Raw data.
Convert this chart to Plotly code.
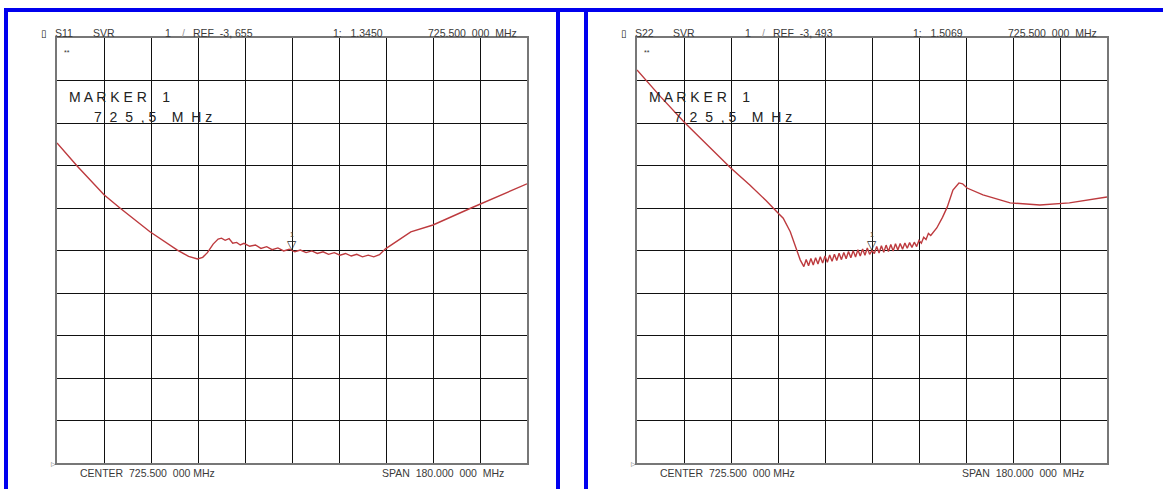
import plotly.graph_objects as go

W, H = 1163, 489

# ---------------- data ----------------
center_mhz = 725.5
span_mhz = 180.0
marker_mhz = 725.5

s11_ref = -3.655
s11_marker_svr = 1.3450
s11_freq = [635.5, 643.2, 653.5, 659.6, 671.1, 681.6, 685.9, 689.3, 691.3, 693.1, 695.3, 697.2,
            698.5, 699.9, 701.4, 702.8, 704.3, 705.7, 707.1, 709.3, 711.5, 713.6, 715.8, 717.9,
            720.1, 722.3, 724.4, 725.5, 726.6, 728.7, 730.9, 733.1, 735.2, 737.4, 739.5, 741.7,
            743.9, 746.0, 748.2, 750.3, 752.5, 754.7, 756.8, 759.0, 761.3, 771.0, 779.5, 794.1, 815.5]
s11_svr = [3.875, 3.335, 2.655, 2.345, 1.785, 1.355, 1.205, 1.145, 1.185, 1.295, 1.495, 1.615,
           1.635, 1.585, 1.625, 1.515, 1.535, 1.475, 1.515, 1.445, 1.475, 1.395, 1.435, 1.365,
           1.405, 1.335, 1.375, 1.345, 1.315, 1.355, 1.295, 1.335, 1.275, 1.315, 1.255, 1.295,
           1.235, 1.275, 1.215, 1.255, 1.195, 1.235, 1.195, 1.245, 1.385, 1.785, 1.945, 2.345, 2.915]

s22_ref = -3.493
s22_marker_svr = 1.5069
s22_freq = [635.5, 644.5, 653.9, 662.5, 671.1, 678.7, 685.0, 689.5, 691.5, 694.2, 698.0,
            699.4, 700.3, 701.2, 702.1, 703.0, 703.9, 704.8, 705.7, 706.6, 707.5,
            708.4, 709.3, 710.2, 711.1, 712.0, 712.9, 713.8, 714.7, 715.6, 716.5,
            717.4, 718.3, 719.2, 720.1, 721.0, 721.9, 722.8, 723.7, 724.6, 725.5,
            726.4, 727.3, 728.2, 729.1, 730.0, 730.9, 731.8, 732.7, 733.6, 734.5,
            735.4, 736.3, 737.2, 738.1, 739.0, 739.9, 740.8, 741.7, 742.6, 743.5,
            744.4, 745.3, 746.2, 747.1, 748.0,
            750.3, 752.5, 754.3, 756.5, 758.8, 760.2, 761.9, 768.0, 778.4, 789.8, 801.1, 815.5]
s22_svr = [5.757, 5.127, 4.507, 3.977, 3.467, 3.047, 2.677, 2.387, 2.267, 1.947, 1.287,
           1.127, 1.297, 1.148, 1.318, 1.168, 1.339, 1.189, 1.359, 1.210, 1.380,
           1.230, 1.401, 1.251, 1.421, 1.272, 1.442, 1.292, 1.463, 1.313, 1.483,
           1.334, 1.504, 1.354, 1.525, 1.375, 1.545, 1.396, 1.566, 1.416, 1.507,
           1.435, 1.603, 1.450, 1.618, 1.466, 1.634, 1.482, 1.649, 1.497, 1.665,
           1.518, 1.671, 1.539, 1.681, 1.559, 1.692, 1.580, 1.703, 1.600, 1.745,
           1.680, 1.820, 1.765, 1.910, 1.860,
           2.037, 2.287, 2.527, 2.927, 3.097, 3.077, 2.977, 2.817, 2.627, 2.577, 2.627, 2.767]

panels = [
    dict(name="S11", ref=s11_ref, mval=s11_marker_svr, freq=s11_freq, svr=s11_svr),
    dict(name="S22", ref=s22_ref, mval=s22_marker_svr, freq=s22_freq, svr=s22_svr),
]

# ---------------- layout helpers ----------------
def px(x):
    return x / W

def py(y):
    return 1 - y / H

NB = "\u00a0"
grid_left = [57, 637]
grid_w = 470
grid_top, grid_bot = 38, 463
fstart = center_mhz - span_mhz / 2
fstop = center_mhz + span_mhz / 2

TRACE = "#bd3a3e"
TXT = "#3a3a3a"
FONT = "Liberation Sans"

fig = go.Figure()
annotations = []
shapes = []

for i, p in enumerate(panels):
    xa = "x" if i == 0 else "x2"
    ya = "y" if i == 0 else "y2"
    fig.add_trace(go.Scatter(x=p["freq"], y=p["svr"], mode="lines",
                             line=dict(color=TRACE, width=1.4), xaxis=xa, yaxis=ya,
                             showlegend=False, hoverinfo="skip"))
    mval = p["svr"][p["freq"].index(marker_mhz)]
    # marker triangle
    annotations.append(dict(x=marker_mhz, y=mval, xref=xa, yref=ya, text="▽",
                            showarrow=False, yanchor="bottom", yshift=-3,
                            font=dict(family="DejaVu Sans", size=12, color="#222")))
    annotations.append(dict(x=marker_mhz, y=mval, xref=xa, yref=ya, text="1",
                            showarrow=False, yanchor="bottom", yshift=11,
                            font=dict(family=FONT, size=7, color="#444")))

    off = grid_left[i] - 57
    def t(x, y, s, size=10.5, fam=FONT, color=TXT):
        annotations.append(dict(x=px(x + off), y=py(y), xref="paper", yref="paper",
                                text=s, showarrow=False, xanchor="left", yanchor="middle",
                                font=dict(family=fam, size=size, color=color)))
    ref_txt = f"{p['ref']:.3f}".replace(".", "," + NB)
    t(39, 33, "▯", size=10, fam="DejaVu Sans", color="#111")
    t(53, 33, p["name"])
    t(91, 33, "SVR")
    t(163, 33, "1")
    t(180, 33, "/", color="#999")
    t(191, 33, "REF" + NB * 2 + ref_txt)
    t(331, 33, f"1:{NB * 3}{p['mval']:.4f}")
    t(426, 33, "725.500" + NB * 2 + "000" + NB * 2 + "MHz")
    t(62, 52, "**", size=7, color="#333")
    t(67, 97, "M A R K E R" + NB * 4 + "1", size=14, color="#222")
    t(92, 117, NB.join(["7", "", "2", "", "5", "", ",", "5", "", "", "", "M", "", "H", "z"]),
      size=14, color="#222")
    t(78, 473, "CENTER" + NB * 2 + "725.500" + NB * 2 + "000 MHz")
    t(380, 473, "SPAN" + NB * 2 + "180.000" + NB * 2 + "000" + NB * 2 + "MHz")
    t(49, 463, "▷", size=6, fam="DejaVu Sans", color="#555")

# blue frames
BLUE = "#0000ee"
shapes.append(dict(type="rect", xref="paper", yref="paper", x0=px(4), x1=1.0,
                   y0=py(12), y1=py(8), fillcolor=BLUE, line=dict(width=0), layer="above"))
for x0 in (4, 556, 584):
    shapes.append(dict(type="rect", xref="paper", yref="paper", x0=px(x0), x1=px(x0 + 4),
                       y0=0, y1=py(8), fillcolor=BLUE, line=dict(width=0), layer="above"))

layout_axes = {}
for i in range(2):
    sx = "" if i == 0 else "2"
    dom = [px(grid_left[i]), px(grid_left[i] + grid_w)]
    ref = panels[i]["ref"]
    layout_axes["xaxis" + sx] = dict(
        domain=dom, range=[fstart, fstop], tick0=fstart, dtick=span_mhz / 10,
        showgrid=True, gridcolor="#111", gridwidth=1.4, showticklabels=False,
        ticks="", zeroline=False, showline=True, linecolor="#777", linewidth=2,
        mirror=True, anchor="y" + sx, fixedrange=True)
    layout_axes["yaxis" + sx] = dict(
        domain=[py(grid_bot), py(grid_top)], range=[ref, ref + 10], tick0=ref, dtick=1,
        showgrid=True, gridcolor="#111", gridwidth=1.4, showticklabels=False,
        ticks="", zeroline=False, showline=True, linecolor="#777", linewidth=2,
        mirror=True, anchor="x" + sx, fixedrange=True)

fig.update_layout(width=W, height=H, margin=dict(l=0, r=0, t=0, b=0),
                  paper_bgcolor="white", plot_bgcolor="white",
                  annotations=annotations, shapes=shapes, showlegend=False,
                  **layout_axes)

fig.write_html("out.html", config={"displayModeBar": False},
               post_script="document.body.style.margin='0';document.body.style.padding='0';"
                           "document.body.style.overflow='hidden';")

Problem to work on. Pictures are excluded: retype only the lines from the beginning of the listing above through the line with "1.945, 2.345, 2.915]", both included.

Response to this exercise.
Convert this chart to Plotly code.
import plotly.graph_objects as go

W, H = 1163, 489

# ---------------- data ----------------
center_mhz = 725.5
span_mhz = 180.0
marker_mhz = 725.5

s11_ref = -3.655
s11_marker_svr = 1.3450
s11_freq = [635.5, 643.2, 653.5, 659.6, 671.1, 681.6, 685.9, 689.3, 691.3, 693.1, 695.3, 697.2,
            698.5, 699.9, 701.4, 702.8, 704.3, 705.7, 707.1, 709.3, 711.5, 713.6, 715.8, 717.9,
            720.1, 722.3, 724.4, 725.5, 726.6, 728.7, 730.9, 733.1, 735.2, 737.4, 739.5, 741.7,
            743.9, 746.0, 748.2, 750.3, 752.5, 754.7, 756.8, 759.0, 761.3, 771.0, 779.5, 794.1, 815.5]
s11_svr = [3.875, 3.335, 2.655, 2.345, 1.785, 1.355, 1.205, 1.145, 1.185, 1.295, 1.495, 1.615,
           1.635, 1.585, 1.625, 1.515, 1.535, 1.475, 1.515, 1.445, 1.475, 1.395, 1.435, 1.365,
           1.405, 1.335, 1.375, 1.345, 1.315, 1.355, 1.295, 1.335, 1.275, 1.315, 1.255, 1.295,
           1.235, 1.275, 1.215, 1.255, 1.195, 1.235, 1.195, 1.245, 1.385, 1.785, 1.945, 2.345, 2.915]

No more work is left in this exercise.